The UK’s Pounds 228bn total was boosted by Vodafone’s Pounds 116bn acquisition of Mannesman, the biggest deal of the year, according to KPMG’s analysis of cross-border mergers and acquisitions activity in 2000.

A total of Pounds 151bn of European investments flowed into the US, with only Pounds 59bn making the reverse journey across the Atlantic, a ratio of two-and-a-half to one. All in all, European plcs made 453 acquisitions of US companies a 20% increase on 1999.

John Griffith-Jones, European head of KPMG corporate finance said European companies were now more willing than ever to invest outside their own borders.

He said this was a realisation on the part of European corporates that ‘to be a serious global player you need to capture market share in the US’.

Telecommunications and broadcasting was, as expected, the sector which saw the most mergers and acquisitions activity as it targeted over a third of all deals, with the financial sector targeting Pounds 107bn.

However, is was the computers and electronics sector that made a massive leap, which saw bidding activity increase, by Pounds 30bn to Pounds 79bn, an increase of nearly 62% from 1999. Manufacturing also registered strong growth, climbing to Pounds 69bn, an increase of 22%, while the most notable drop occurred in pharmaceuticals, which could not replicate last year’s deals like the Astra Zeneca merger, and tumbled to Pounds 24bn.

Commenting on these figures, Griffith-Jones, said analysts were too quick to dismiss the old economy, but ‘the pressure of globalisation, low cost production and shared technology’ were now more pressing than ever.

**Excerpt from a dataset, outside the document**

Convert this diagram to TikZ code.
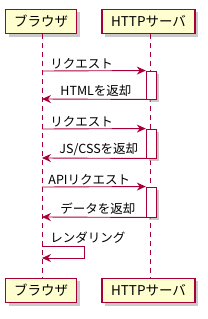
\documentclass[tikz,border=0pt]{standalone}
\usepackage{fontspec}
\setmainfont{Noto Sans CJK JP}
\usepackage{xcolor}
\usetikzlibrary{arrows.meta,positioning,shadows}

\definecolor{umlred}{HTML}{A80036}
\definecolor{umlfill}{HTML}{FEFECE}

\begin{document}
\begin{tikzpicture}[
  x=1pt, y=-1pt,
  font=\fontsize{12.5}{14}\selectfont,
  >={Stealth[length=9pt, width=8pt, inset=3pt]},
  part/.style={draw=umlred, line width=1.2pt, fill=umlfill, minimum height=24.5pt,
               inner xsep=0pt, font=\fontsize{13.5}{15}\selectfont,
               drop shadow={shadow xshift=3pt, shadow yshift=-3pt, fill=black!35, opacity=0.6}},
  life/.style={umlred, line width=0.9pt, dash pattern=on 5pt off 4pt},
  act/.style={draw=umlred, line width=0.9pt, fill=white, minimum width=10.5pt, inner sep=0pt,
              drop shadow={shadow xshift=2.5pt, shadow yshift=-2.5pt, fill=black!35, opacity=0.6}},
  msg/.style={->, umlred, line width=0.9pt},
  lab/.style={text=black, inner xsep=0pt, inner ysep=2pt}
]
\useasboundingbox (0,0) rectangle (208,319);

% ---------- participants ----------
\node[part, minimum width=71pt]  (brTop) at (41,21.5)  {ブラウザ};
\node[part, minimum width=93pt]  (svTop) at (148.5,21.5) {HTTPサーバ};
\node[part, minimum width=71pt]  (brBot) at (41,290.5)  {ブラウザ};
\node[part, minimum width=93pt]  (svBot) at (148.5,290.5) {HTTPサーバ};

% lifelines
\coordinate (brL) at (42,0);
\coordinate (svL) at (150,0);
\draw[life] (brL |- brTop.south) -- (brL |- brBot.north);
\draw[life] (svL |- svTop.south) -- (svL |- svBot.north);

% ---------- activations ----------
\node[act, minimum height=28pt] (act1) at (151.5,85)  {};
\node[act, minimum height=29pt] (act2) at (151.5,143.5) {};
\node[act, minimum height=30pt] (act3) at (151.5,202)  {};

% ---------- messages ----------
\coordinate (b1) at (42,71);  \coordinate (r1) at (42,99);
\coordinate (b2) at (42,129); \coordinate (r2) at (42,158);
\coordinate (b3) at (42,187); \coordinate (r3) at (42,217);

\draw[msg] (b1) -- node[lab, at start, anchor=south west, xshift=8pt] {リクエスト} (act1.north west);
\draw[msg] (act1.south west) -- node[lab, at end, anchor=south west, xshift=18pt] {HTMLを返却} (r1);
\draw[msg] (b2) -- node[lab, at start, anchor=south west, xshift=8pt] {リクエスト} (act2.north west);
\draw[msg] (act2.south west) -- node[lab, at end, anchor=south west, xshift=17pt] {JS/CSSを返却} (r2);
\draw[msg] (b3) -- node[lab, at start, anchor=south west, xshift=6pt] {APIリクエスト} (act3.north west);
\draw[msg] (act3.south west) -- node[lab, at end, anchor=south west, xshift=18pt] {データを返却} (r3);

% self message
\coordinate (s1) at (42,246);
\coordinate (s2) at (42,258);
\draw[msg] (s1) -- node[lab, at start, anchor=south west, xshift=8pt] {レンダリング} ++(42,0) |- (s2);

\end{tikzpicture}
\end{document}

However he doubted the telecoms sector could sustain a similar level of activity in 2001, as the high prices paid for third generation mobile phone licenses had left European telecommunications companies with high levels of debt.

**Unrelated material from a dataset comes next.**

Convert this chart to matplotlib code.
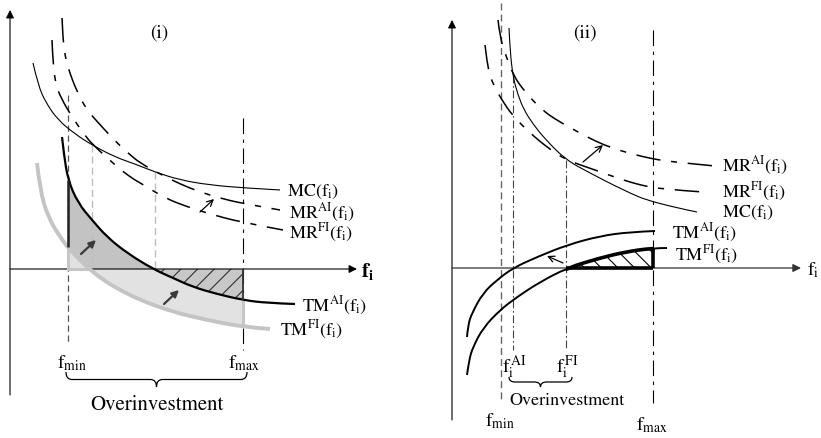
import numpy as np
import matplotlib
matplotlib.use("Agg")
import matplotlib.pyplot as plt
from matplotlib.path import Path
from matplotlib.patches import PathPatch, Rectangle

plt.rcParams['mathtext.fontset'] = 'stix'
plt.rcParams['font.family'] = ['STIXGeneral', 'DejaVu Serif']
plt.rcParams['hatch.linewidth'] = 0.8

# ---------------- panel (i) : curve points (pixel space) ----------------
MC_I = [(33, 63), (38, 85), (46, 103), (58, 120), (75, 134), (92, 145), (115, 157),
        (135, 164), (155, 172), (180, 180), (210, 185), (245, 188), (280, 190)]
MR_AI_I = [(62, 18), (63, 40), (65, 55), (68, 68), (77, 92), (87, 110), (94, 118),
           (114, 140), (128, 153), (140, 163), (160, 174), (180, 184), (200, 192),
           (220, 198), (240, 203), (280, 210)]
MR_FI_I = [(52, 40), (53, 65), (56, 85), (61, 98), (72, 117), (84, 134), (92, 144),
           (115, 165), (130, 177), (142, 184), (165, 198), (185, 206), (210, 214),
           (240, 222), (283, 230)]
TM_AI_I = [(62, 137), (64, 155), (68, 180), (78, 203), (92, 220), (107, 237),
           (127, 253), (153, 269), (173, 278), (193, 287), (217, 294), (243, 300),
           (267, 303), (295, 304)]
TM_FI_I = [(37, 163), (40, 190), (48, 217), (60, 237), (70, 250), (87, 267),
           (103, 280), (120, 290), (140, 300), (173, 312), (207, 320), (243, 327),
           (270, 329)]
FMIN_I, FMAX_I = 68, 243
GUIDE_X_I = [92, 155]
GUIDE_TOP_I = [145, 172]
TM_AI_AT_FMIN_I, TM_FI_AT_FMIN_I = 180, 247
TM_AI_AT_FMAX_I, TM_FI_AT_FMAX_I = 300, 327
TM_FI_ZERO_I = 90
LABELS_I = [r'$\mathrm{MC(f_i)}$', r'$\mathrm{MR^{AI}(f_i)}$', r'$\mathrm{MR^{FI}(f_i)}$',
            r'$\mathrm{TM^{AI}(f_i)}$', r'$\mathrm{TM^{FI}(f_i)}$']
LABEL_POS_I = [(287, 192), (289, 213), (289, 233), (302, 306), (280, 330)]

# ---------------- panel (ii) ----------------
MC_II = [(509, 28), (510, 50), (513, 77), (518, 95), (524, 110), (533, 124),
         (545, 139), (566, 160), (590, 173), (623, 190), (653, 203), (697, 212)]
MR_AI_II = [(498, 20), (500, 37), (505, 53), (513, 75), (525, 92), (542, 110),
            (558, 121), (578, 132), (595, 141), (612, 148), (632, 154), (653, 159),
            (673, 162), (715, 166)]
MR_FI_II = [(485, 45), (487, 62), (490, 76), (495, 88), (502, 100), (512, 115),
            (530, 133), (548, 148), (566, 160), (598, 171), (620, 179), (640, 185),
            (660, 189), (703, 192)]
TM_AI_II = [(467, 337), (468, 325), (472, 313), (483, 293), (497, 280), (513, 268),
            (537, 257), (567, 245), (600, 236), (630, 232), (655, 231)]
TM_FI_II = [(467, 375), (469, 360), (473, 347), (483, 328), (500, 310), (517, 297),
            (540, 282), (567, 268), (600, 258), (625, 252), (653, 248), (667, 248)]
FMIN_II, FAI_II, FFI_II, FMAX_II = 501, 513, 566, 653
TM_FI_AT_FMAX_II = 248
LABELS_II = [r'$\mathrm{MR^{AI}(f_i)}$', r'$\mathrm{MR^{FI}(f_i)}$', r'$\mathrm{MC(f_i)}$',
             r'$\mathrm{TM^{AI}(f_i)}$', r'$\mathrm{TM^{FI}(f_i)}$']
LABEL_POS_II = [(722, 166), (722, 192), (722, 213), (672, 233), (675, 255)]

AXIS_Y_I, AXIS_Y_II = 269, 268

fig = plt.figure(figsize=(8.21, 4.38), dpi=100)
ax = fig.add_axes([0, 0, 1, 1])
ax.set_xlim(0, 821)
ax.set_ylim(438, 0)
ax.axis('off')


def smooth_path(pts, close_to=None):
    p = np.asarray(pts, float)
    n = len(p)
    verts, codes = [p[0]], [Path.MOVETO]
    for i in range(1, n - 1):
        end = p[i + 1] if i == n - 2 else (p[i] + p[i + 1]) / 2
        verts += [p[i], end]
        codes += [Path.CURVE3, Path.CURVE3]
    if n == 2:
        verts.append(p[1]); codes.append(Path.LINETO)
    if close_to is not None:
        for q in close_to:
            verts.append(q); codes.append(Path.LINETO)
        verts.append(p[0]); codes.append(Path.CLOSEPOLY)
    return Path(verts, codes)


def curve(pts, clip=None, **kw):
    pp = PathPatch(smooth_path(pts), fill=False, capstyle='butt', **kw)
    ax.add_patch(pp)
    if clip is not None:
        pp.set_clip_path(Rectangle(clip[:2], clip[2], clip[3], transform=ax.transData))
    return pp


def region(pts, axis_y, clip, **kw):
    path = smooth_path(pts, close_to=[(pts[-1][0], axis_y), (pts[0][0], axis_y)])
    pp = PathPatch(path, **kw)
    ax.add_patch(pp)
    pp.set_clip_path(Rectangle(clip[:2], clip[2], clip[3], transform=ax.transData))
    return pp


def brace(x0, x1, y0, h, lw=0.9):
    xm = (x0 + x1) / 2
    q = min(6, (x1 - x0) / 6)
    ym = y0 + h / 2
    verts = [(x0, y0), (x0, ym), (x0 + q, ym), (xm - q, ym), (xm, ym), (xm, y0 + h),
             (xm, ym), (xm + q, ym), (x1 - q, ym), (x1, ym), (x1, y0)]
    codes = [Path.MOVETO, Path.CURVE3, Path.CURVE3, Path.LINETO, Path.CURVE3, Path.CURVE3,
             Path.CURVE3, Path.CURVE3, Path.LINETO, Path.CURVE3, Path.CURVE3]
    ax.add_patch(PathPatch(Path(verts, codes), fill=False, lw=lw, color='black'))


def arrow(start, end, style='->', color='black', lw=0.9, ms=10, z=8):
    ax.annotate('', xy=end, xytext=start,
                arrowprops=dict(arrowstyle=style, color=color, lw=lw,
                                mutation_scale=ms, shrinkA=0, shrinkB=0), zorder=z)


def vline(x, y0, y1, **kw):
    ax.plot([x, x], [y0, y1], solid_capstyle='butt', **kw)


# ================= PANEL (i) =================
LIGHT, DARK, GRAYLINE = '#e2e2e2', '#c3c3c3', '#c6c6c6'
region(TM_FI_I, AXIS_Y_I, (FMIN_I, 0, FMAX_I - FMIN_I, 438),
       facecolor=LIGHT, edgecolor='none', zorder=1)
region(TM_AI_I, AXIS_Y_I, (FMIN_I, 0, FMAX_I - FMIN_I, AXIS_Y_I),
       facecolor=DARK, edgecolor='none', lw=0, zorder=2)
region(TM_AI_I, AXIS_Y_I, (FMIN_I, AXIS_Y_I, FMAX_I - FMIN_I, 100),
       facecolor='#c8c8c8', edgecolor='#303030', lw=0, hatch='//', zorder=2)

for gx, gt in zip(GUIDE_X_I, GUIDE_TOP_I):
    vline(gx, gt, AXIS_Y_I, color='#bdbdbd', lw=1.0, ls=(0, (5, 3)), zorder=3)
vline(FMIN_I, 95, 345, color='#555555', lw=0.9, ls=(0, (5, 3)), zorder=3)
vline(FMAX_I, 118, 350, color='black', lw=0.8, ls=(0, (14, 5, 3, 5)), zorder=3)

arrow((10, 395), (10, 10), style='-|>', lw=0.8, ms=12, z=4)
arrow((10, AXIS_Y_I), (357, AXIS_Y_I), style='-|>', lw=0.8, ms=12, z=4)
ax.text(361, AXIS_Y_I + 2, r'$\mathbf{f_i}$', fontsize=15, va='center', ha='left')

region(TM_FI_I, AXIS_Y_I, (FMIN_I, 0, FMAX_I - FMIN_I, AXIS_Y_I),
       facecolor=LIGHT, edgecolor='none', zorder=5)
ax.plot([FMIN_I, TM_FI_ZERO_I], [AXIS_Y_I, AXIS_Y_I], color=GRAYLINE, lw=2.2, zorder=5)
vline(FMIN_I, TM_FI_AT_FMIN_I, AXIS_Y_I, color=GRAYLINE, lw=2.2, zorder=5)
vline(FMAX_I, TM_AI_AT_FMAX_I, TM_FI_AT_FMAX_I, color=GRAYLINE, lw=2.2, zorder=5)

curve(TM_FI_I, edgecolor='#c4c4c4', lw=2.8, zorder=6)
curve(TM_AI_I, edgecolor='black', lw=1.6, zorder=7)
vline(FMIN_I, TM_AI_AT_FMIN_I, TM_FI_AT_FMIN_I, color='#222222', lw=1.8, zorder=7)
vline(FMAX_I, AXIS_Y_I, TM_AI_AT_FMAX_I, color='#333333', lw=1.3, zorder=7)
curve(MC_I, edgecolor='black', lw=0.8, zorder=7)
curve(MR_AI_I, edgecolor='black', lw=1.1, linestyle=(0, (16, 7, 4, 7)), zorder=7)
curve(MR_FI_I, edgecolor='black', lw=1.1, linestyle=(0, (16, 7, 4, 7)), zorder=7)

arrow((200, 212), (214, 199), style='->', lw=0.9, ms=11)
arrow((81, 254), (96, 240), style='-|>', color='#3a3a3a', lw=1.6, ms=10)
arrow((164, 304), (179, 290), style='-|>', color='#3a3a3a', lw=1.6, ms=10)

for t, (x, y) in zip(LABELS_I, LABEL_POS_I):
    ax.text(x, y, t, fontsize=13, va='center', ha='left', zorder=9)
ax.text(159, 33, '(i)', fontsize=14, va='center', ha='center')
ax.text(57, 363, r'$\mathrm{f_{min}}$', fontsize=14, va='center', ha='left')
ax.text(228, 363, r'$\mathrm{f_{max}}$', fontsize=14, va='center', ha='left')
brace(66, 247, 372, 15)
ax.text(157, 405, 'Overinvestment', fontsize=15, va='center', ha='center')

# ================= PANEL (ii) =================
vline(FMIN_II, 3, 400, color='#666666', lw=1.0, ls=(0, (5, 3)), zorder=3)
vline(FAI_II, 75, 350, color='#444444', lw=0.8, ls=(0, (7, 2.5, 1.5, 2.5)), zorder=3)
vline(FFI_II, 160, 348, color='#444444', lw=0.8, ls=(0, (7, 2.5, 1.5, 2.5)), zorder=3)
vline(FMAX_II, 30, 403, color='black', lw=0.8, ls=(0, (14, 5, 3, 5)), zorder=3)

arrow((452, 420), (452, 20), style='-|>', lw=0.8, ms=12, z=4)
arrow((452, AXIS_Y_II), (801, AXIS_Y_II), style='-|>', color='#333333', lw=0.9, ms=12, z=4)
ax.text(807, AXIS_Y_II + 2, r'$\mathrm{f_i}$', fontsize=14, va='center', ha='left')

region(TM_FI_II, AXIS_Y_II, (FFI_II, 0, FMAX_II - FFI_II, AXIS_Y_II),
       facecolor='white', edgecolor='black', lw=0, hatch='\\\\', zorder=4)
curve(TM_FI_II, edgecolor='black', lw=1.4, zorder=6)
curve(TM_FI_II, clip=(FFI_II, 0, FMAX_II - FFI_II, 438), edgecolor='black', lw=2.6, zorder=6)
vline(FMAX_II, TM_FI_AT_FMAX_II, AXIS_Y_II, color='black', lw=2.6, zorder=6)
ax.plot([FFI_II, FMAX_II], [AXIS_Y_II, AXIS_Y_II], color='black', lw=2.6,
        solid_capstyle='butt', zorder=6)
curve(TM_AI_II, edgecolor='black', lw=1.4, zorder=6)
curve(MC_II, edgecolor='black', lw=0.8, zorder=7)
curve(MR_AI_II, edgecolor='black', lw=1.1, linestyle=(0, (16, 7, 4, 7)), zorder=7)
curve(MR_FI_II, edgecolor='black', lw=1.1, linestyle=(0, (16, 7, 4, 7)), zorder=7)

arrow((583, 162), (603, 145), style='->', lw=0.9, ms=11)
arrow((563, 263), (547, 256), style='->', lw=0.9, ms=11)

for t, (x, y) in zip(LABELS_II, LABEL_POS_II):
    ax.text(x, y, t, fontsize=13, va='center', ha='left', zorder=9)
ax.text(585, 33, '(ii)', fontsize=14, va='center', ha='center')
ax.text(514, 367, r'$\mathrm{f_i^{\,AI}}$', fontsize=14, va='center', ha='center')
ax.text(567, 367, r'$\mathrm{f_i^{\,FI}}$', fontsize=14, va='center', ha='center')
brace(509, 572, 377, 10)
ax.text(567, 401, 'Overinvestment', fontsize=13, va='center', ha='center')
ax.text(500, 421, r'$\mathrm{f_{min}}$', fontsize=14, va='center', ha='center')
ax.text(652, 425, r'$\mathrm{f_{max}}$', fontsize=14, va='center', ha='center')

fig.savefig('out.png', dpi=100)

‘This coupled with recent borrowing restrictions is likely to curtail activity,’ he added.

Predictions for merger and acquisition activity in 2001 were generally bearish, following a 33% fall in cross border deals in the fourth quarter of 2000.

However, according to Griffith Jones, because of the recent strengthening of the euro, and a predicted early weakening in the US economy, the European acquisitive drive into North America is expected to continue.